■ **To be done**:
Each line below must be set down exactly; omit any image you find.

[Start of Dataset entries]

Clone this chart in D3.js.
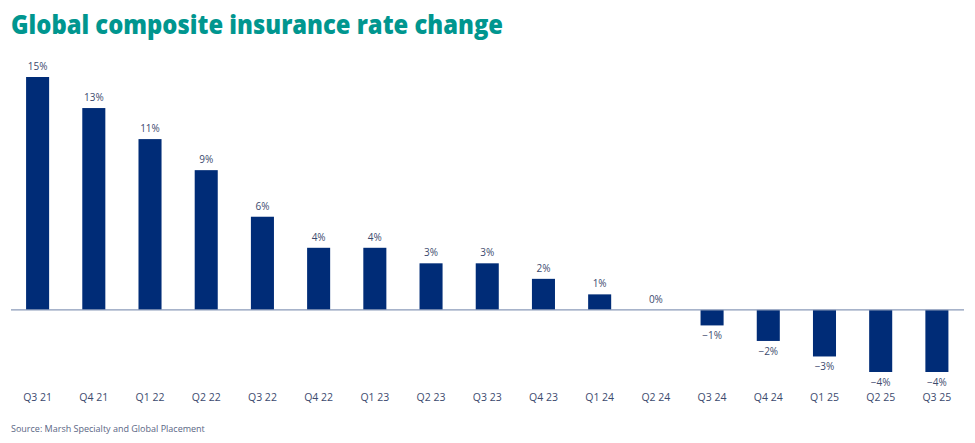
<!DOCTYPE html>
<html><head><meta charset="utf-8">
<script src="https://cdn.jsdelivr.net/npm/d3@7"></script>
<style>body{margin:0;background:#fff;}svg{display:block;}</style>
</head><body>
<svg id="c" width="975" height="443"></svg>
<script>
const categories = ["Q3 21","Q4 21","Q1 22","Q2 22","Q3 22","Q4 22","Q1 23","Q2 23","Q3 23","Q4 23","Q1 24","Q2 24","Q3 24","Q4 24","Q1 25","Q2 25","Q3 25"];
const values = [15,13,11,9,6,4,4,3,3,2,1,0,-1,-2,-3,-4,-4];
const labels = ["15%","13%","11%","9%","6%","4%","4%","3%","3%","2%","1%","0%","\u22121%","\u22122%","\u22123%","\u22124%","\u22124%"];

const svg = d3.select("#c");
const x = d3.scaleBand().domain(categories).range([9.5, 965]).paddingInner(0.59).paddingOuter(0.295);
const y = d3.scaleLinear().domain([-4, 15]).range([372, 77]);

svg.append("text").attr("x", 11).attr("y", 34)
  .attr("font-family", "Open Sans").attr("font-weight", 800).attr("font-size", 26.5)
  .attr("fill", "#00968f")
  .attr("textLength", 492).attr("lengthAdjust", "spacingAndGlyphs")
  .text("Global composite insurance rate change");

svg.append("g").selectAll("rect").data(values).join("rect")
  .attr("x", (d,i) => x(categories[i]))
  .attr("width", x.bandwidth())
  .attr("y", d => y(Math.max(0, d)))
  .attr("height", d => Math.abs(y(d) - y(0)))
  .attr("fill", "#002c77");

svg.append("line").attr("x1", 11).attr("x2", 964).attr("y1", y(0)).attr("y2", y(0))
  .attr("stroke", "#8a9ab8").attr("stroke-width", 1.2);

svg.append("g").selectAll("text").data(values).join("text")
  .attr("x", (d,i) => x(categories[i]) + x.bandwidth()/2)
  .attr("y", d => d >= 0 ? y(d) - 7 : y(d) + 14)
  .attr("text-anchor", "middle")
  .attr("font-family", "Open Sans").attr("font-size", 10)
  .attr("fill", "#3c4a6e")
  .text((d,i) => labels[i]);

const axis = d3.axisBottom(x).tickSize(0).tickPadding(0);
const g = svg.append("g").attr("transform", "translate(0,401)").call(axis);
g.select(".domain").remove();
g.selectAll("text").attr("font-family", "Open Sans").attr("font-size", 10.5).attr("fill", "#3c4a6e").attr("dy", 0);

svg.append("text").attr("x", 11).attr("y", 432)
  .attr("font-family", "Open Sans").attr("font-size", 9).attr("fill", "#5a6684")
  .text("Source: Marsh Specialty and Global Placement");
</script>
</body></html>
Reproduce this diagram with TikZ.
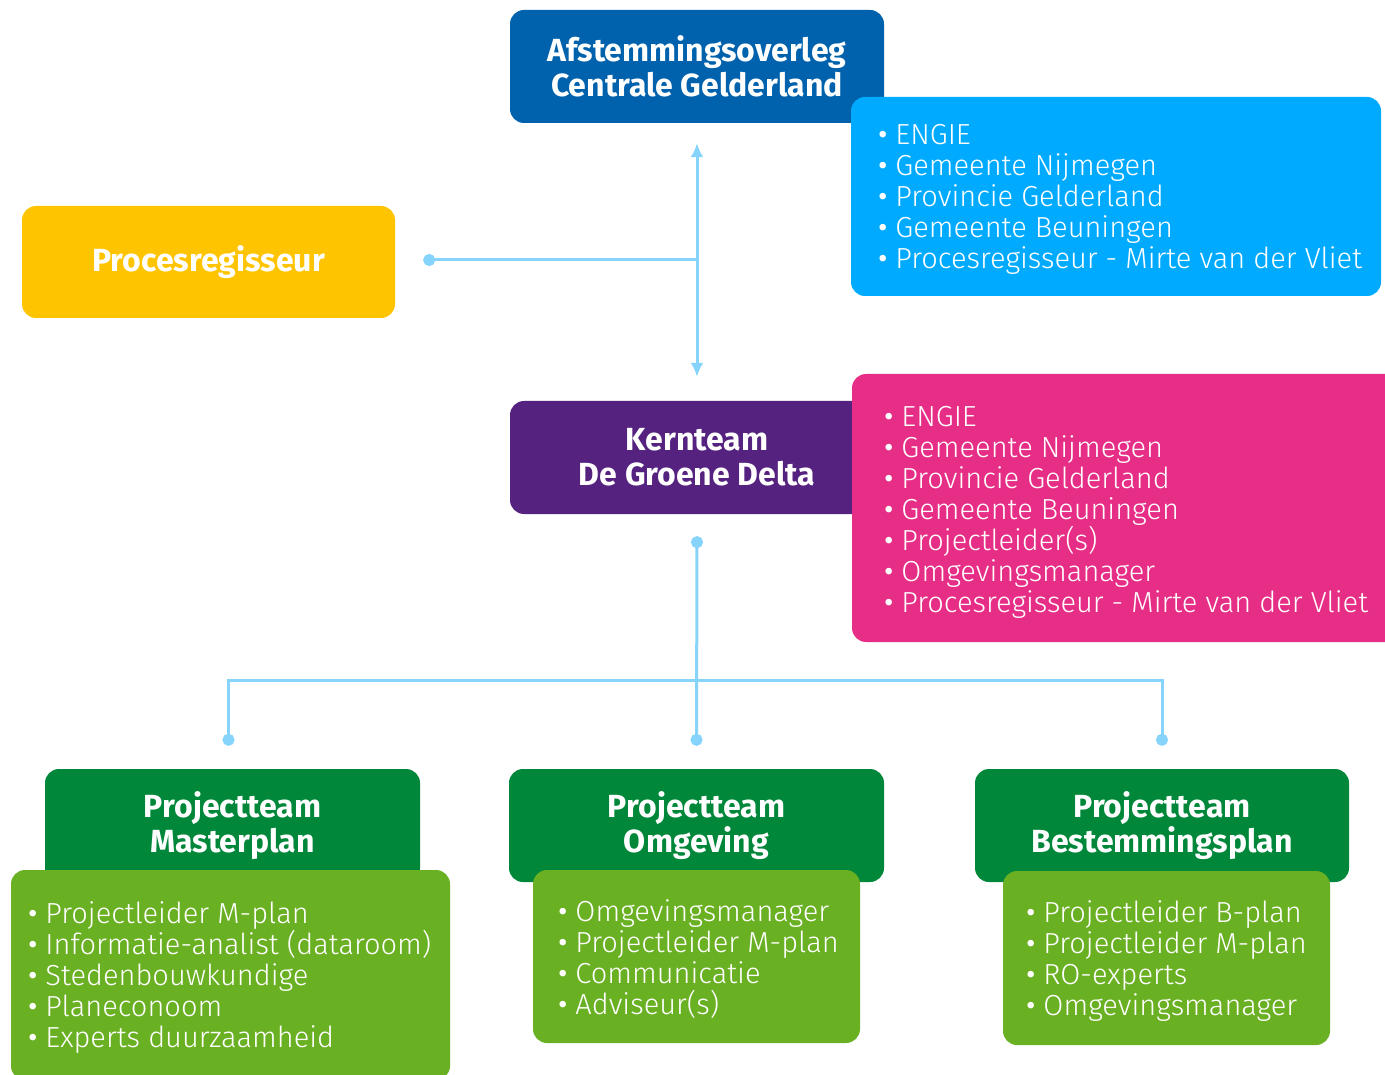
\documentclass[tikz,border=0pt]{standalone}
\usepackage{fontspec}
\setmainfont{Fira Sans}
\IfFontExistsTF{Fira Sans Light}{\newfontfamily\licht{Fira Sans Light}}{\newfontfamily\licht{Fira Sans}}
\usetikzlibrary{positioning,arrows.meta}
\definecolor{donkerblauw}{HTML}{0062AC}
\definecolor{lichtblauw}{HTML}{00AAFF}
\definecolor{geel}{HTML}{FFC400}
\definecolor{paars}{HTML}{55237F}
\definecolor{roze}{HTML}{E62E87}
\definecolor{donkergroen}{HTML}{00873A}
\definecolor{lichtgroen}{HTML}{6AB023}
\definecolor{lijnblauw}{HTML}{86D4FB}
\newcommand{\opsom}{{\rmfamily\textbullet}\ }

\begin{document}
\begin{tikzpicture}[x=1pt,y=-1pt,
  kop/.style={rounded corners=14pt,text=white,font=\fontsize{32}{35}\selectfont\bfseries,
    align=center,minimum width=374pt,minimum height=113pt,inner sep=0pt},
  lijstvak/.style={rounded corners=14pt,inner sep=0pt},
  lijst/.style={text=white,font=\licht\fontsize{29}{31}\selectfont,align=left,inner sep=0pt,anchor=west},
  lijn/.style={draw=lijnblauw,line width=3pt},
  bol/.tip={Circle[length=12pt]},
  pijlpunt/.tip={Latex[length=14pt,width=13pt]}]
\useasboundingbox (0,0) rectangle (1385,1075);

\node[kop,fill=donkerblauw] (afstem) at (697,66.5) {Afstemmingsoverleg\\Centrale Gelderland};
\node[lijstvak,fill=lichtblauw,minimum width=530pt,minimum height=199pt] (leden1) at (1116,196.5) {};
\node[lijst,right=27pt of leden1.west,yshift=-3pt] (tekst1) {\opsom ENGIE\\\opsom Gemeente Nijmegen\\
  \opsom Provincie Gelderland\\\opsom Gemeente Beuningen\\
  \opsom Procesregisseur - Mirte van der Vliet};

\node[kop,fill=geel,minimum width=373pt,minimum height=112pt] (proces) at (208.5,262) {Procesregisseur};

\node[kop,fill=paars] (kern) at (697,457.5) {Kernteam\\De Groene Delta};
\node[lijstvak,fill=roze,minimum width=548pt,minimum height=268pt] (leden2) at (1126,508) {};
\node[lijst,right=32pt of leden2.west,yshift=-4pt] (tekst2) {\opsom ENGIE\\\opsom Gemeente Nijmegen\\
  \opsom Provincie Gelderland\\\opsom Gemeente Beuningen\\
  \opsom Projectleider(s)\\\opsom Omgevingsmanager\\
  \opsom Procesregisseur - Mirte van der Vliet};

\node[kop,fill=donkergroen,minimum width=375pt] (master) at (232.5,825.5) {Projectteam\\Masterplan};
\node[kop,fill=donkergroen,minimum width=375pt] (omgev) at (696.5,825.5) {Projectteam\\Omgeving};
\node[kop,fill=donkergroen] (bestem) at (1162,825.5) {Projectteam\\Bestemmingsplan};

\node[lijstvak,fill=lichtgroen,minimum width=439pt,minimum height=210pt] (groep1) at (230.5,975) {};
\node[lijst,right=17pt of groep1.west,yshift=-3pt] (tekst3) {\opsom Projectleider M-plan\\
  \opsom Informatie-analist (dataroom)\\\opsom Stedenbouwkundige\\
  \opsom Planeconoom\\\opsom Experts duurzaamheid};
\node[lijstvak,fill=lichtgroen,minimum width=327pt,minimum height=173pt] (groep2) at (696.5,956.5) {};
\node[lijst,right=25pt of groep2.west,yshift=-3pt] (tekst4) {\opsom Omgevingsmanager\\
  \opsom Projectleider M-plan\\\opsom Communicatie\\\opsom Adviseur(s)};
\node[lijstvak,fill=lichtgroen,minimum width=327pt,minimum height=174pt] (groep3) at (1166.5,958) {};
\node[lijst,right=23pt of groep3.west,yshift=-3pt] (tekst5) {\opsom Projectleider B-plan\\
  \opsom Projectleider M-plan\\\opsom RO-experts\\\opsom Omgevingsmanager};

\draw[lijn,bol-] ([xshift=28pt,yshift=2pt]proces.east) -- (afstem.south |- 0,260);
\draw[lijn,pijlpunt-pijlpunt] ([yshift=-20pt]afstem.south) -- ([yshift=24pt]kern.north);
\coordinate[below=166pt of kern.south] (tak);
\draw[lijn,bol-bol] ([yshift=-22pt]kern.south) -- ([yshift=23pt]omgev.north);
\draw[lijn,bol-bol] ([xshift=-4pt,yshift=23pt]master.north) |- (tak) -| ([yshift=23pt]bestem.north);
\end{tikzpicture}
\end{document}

[End of Dataset entries]

■ **Result of this exercise**:
Clone this chart in D3.js.
<!DOCTYPE html>
<html><head><meta charset="utf-8">
<script src="https://cdn.jsdelivr.net/npm/d3@7"></script>
<style>body{margin:0;background:#fff;}svg{display:block;}</style>
</head><body>
<svg id="c" width="975" height="443"></svg>
<script>
const categories = ["Q3 21","Q4 21","Q1 22","Q2 22","Q3 22","Q4 22","Q1 23","Q2 23","Q3 23","Q4 23","Q1 24","Q2 24","Q3 24","Q4 24","Q1 25","Q2 25","Q3 25"];
const values = [15,13,11,9,6,4,4,3,3,2,1,0,-1,-2,-3,-4,-4];
const labels = ["15%","13%","11%","9%","6%","4%","4%","3%","3%","2%","1%","0%","\u22121%","\u22122%","\u22123%","\u22124%","\u22124%"];

const svg = d3.select("#c");
const x = d3.scaleBand().domain(categories).range([9.5, 965]).paddingInner(0.59).paddingOuter(0.295);
const y = d3.scaleLinear().domain([-4, 15]).range([372, 77]);

svg.append("text").attr("x", 11).attr("y", 34)
  .attr("font-family", "Open Sans").attr("font-weight", 800).attr("font-size", 26.5)
  .attr("fill", "#00968f")
  .attr("textLength", 492).attr("lengthAdjust", "spacingAndGlyphs")
  .text("Global composite insurance rate change");

svg.append("g").selectAll("rect").data(values).join("rect")
  .attr("x", (d,i) => x(categories[i]))
  .attr("width", x.bandwidth())
  .attr("y", d => y(Math.max(0, d)))
  .attr("height", d => Math.abs(y(d) - y(0)))
  .attr("fill", "#002c77");

svg.append("line").attr("x1", 11).attr("x2", 964).attr("y1", y(0)).attr("y2", y(0))
  .attr("stroke", "#8a9ab8").attr("stroke-width", 1.2);

svg.append("g").selectAll("text").data(values).join("text")
  .attr("x", (d,i) => x(categories[i]) + x.bandwidth()/2)
  .attr("y", d => d >= 0 ? y(d) - 7 : y(d) + 14)
  .attr("text-anchor", "middle")
  .attr("font-family", "Open Sans").attr("font-size", 10)
  .attr("fill", "#3c4a6e")
  .text((d,i) => labels[i]);

const axis = d3.axisBottom(x).tickSize(0).tickPadding(0);
const g = svg.append("g").attr("transform", "translate(0,401)").call(axis);
g.select(".domain").remove();
g.selectAll("text").attr("font-family", "Open Sans").attr("font-size", 10.5).attr("fill", "#3c4a6e").attr("dy", 0);

svg.append("text").attr("x", 11).attr("y", 432)
  .attr("font-family", "Open Sans").attr("font-size", 9).attr("fill", "#5a6684")
  .text("Source: Marsh Specialty and Global Placement");
</script>
</body></html>
Reproduce this diagram with TikZ.
\documentclass[tikz,border=0pt]{standalone}
\usepackage{fontspec}
\setmainfont{Fira Sans}
\IfFontExistsTF{Fira Sans Light}{\newfontfamily\licht{Fira Sans Light}}{\newfontfamily\licht{Fira Sans}}
\usetikzlibrary{positioning,arrows.meta}
\definecolor{donkerblauw}{HTML}{0062AC}
\definecolor{lichtblauw}{HTML}{00AAFF}
\definecolor{geel}{HTML}{FFC400}
\definecolor{paars}{HTML}{55237F}
\definecolor{roze}{HTML}{E62E87}
\definecolor{donkergroen}{HTML}{00873A}
\definecolor{lichtgroen}{HTML}{6AB023}
\definecolor{lijnblauw}{HTML}{86D4FB}
\newcommand{\opsom}{{\rmfamily\textbullet}\ }

\begin{document}
\begin{tikzpicture}[x=1pt,y=-1pt,
  kop/.style={rounded corners=14pt,text=white,font=\fontsize{32}{35}\selectfont\bfseries,
    align=center,minimum width=374pt,minimum height=113pt,inner sep=0pt},
  lijstvak/.style={rounded corners=14pt,inner sep=0pt},
  lijst/.style={text=white,font=\licht\fontsize{29}{31}\selectfont,align=left,inner sep=0pt,anchor=west},
  lijn/.style={draw=lijnblauw,line width=3pt},
  bol/.tip={Circle[length=12pt]},
  pijlpunt/.tip={Latex[length=14pt,width=13pt]}]
\useasboundingbox (0,0) rectangle (1385,1075);

\node[kop,fill=donkerblauw] (afstem) at (697,66.5) {Afstemmingsoverleg\\Centrale Gelderland};
\node[lijstvak,fill=lichtblauw,minimum width=530pt,minimum height=199pt] (leden1) at (1116,196.5) {};
\node[lijst,right=27pt of leden1.west,yshift=-3pt] (tekst1) {\opsom ENGIE\\\opsom Gemeente Nijmegen\\
  \opsom Provincie Gelderland\\\opsom Gemeente Beuningen\\
  \opsom Procesregisseur - Mirte van der Vliet};

\node[kop,fill=geel,minimum width=373pt,minimum height=112pt] (proces) at (208.5,262) {Procesregisseur};

\node[kop,fill=paars] (kern) at (697,457.5) {Kernteam\\De Groene Delta};
\node[lijstvak,fill=roze,minimum width=548pt,minimum height=268pt] (leden2) at (1126,508) {};
\node[lijst,right=32pt of leden2.west,yshift=-4pt] (tekst2) {\opsom ENGIE\\\opsom Gemeente Nijmegen\\
  \opsom Provincie Gelderland\\\opsom Gemeente Beuningen\\
  \opsom Projectleider(s)\\\opsom Omgevingsmanager\\
  \opsom Procesregisseur - Mirte van der Vliet};

\node[kop,fill=donkergroen,minimum width=375pt] (master) at (232.5,825.5) {Projectteam\\Masterplan};
\node[kop,fill=donkergroen,minimum width=375pt] (omgev) at (696.5,825.5) {Projectteam\\Omgeving};
\node[kop,fill=donkergroen] (bestem) at (1162,825.5) {Projectteam\\Bestemmingsplan};

\node[lijstvak,fill=lichtgroen,minimum width=439pt,minimum height=210pt] (groep1) at (230.5,975) {};
\node[lijst,right=17pt of groep1.west,yshift=-3pt] (tekst3) {\opsom Projectleider M-plan\\
  \opsom Informatie-analist (dataroom)\\\opsom Stedenbouwkundige\\
  \opsom Planeconoom\\\opsom Experts duurzaamheid};
\node[lijstvak,fill=lichtgroen,minimum width=327pt,minimum height=173pt] (groep2) at (696.5,956.5) {};
\node[lijst,right=25pt of groep2.west,yshift=-3pt] (tekst4) {\opsom Omgevingsmanager\\
  \opsom Projectleider M-plan\\\opsom Communicatie\\\opsom Adviseur(s)};
\node[lijstvak,fill=lichtgroen,minimum width=327pt,minimum height=174pt] (groep3) at (1166.5,958) {};
\node[lijst,right=23pt of groep3.west,yshift=-3pt] (tekst5) {\opsom Projectleider B-plan\\
  \opsom Projectleider M-plan\\\opsom RO-experts\\\opsom Omgevingsmanager};

\draw[lijn,bol-] ([xshift=28pt,yshift=2pt]proces.east) -- (afstem.south |- 0,260);
\draw[lijn,pijlpunt-pijlpunt] ([yshift=-20pt]afstem.south) -- ([yshift=24pt]kern.north);
\coordinate[below=166pt of kern.south] (tak);
\draw[lijn,bol-bol] ([yshift=-22pt]kern.south) -- ([yshift=23pt]omgev.north);
\draw[lijn,bol-bol] ([xshift=-4pt,yshift=23pt]master.north) |- (tak) -| ([yshift=23pt]bestem.north);
\end{tikzpicture}
\end{document}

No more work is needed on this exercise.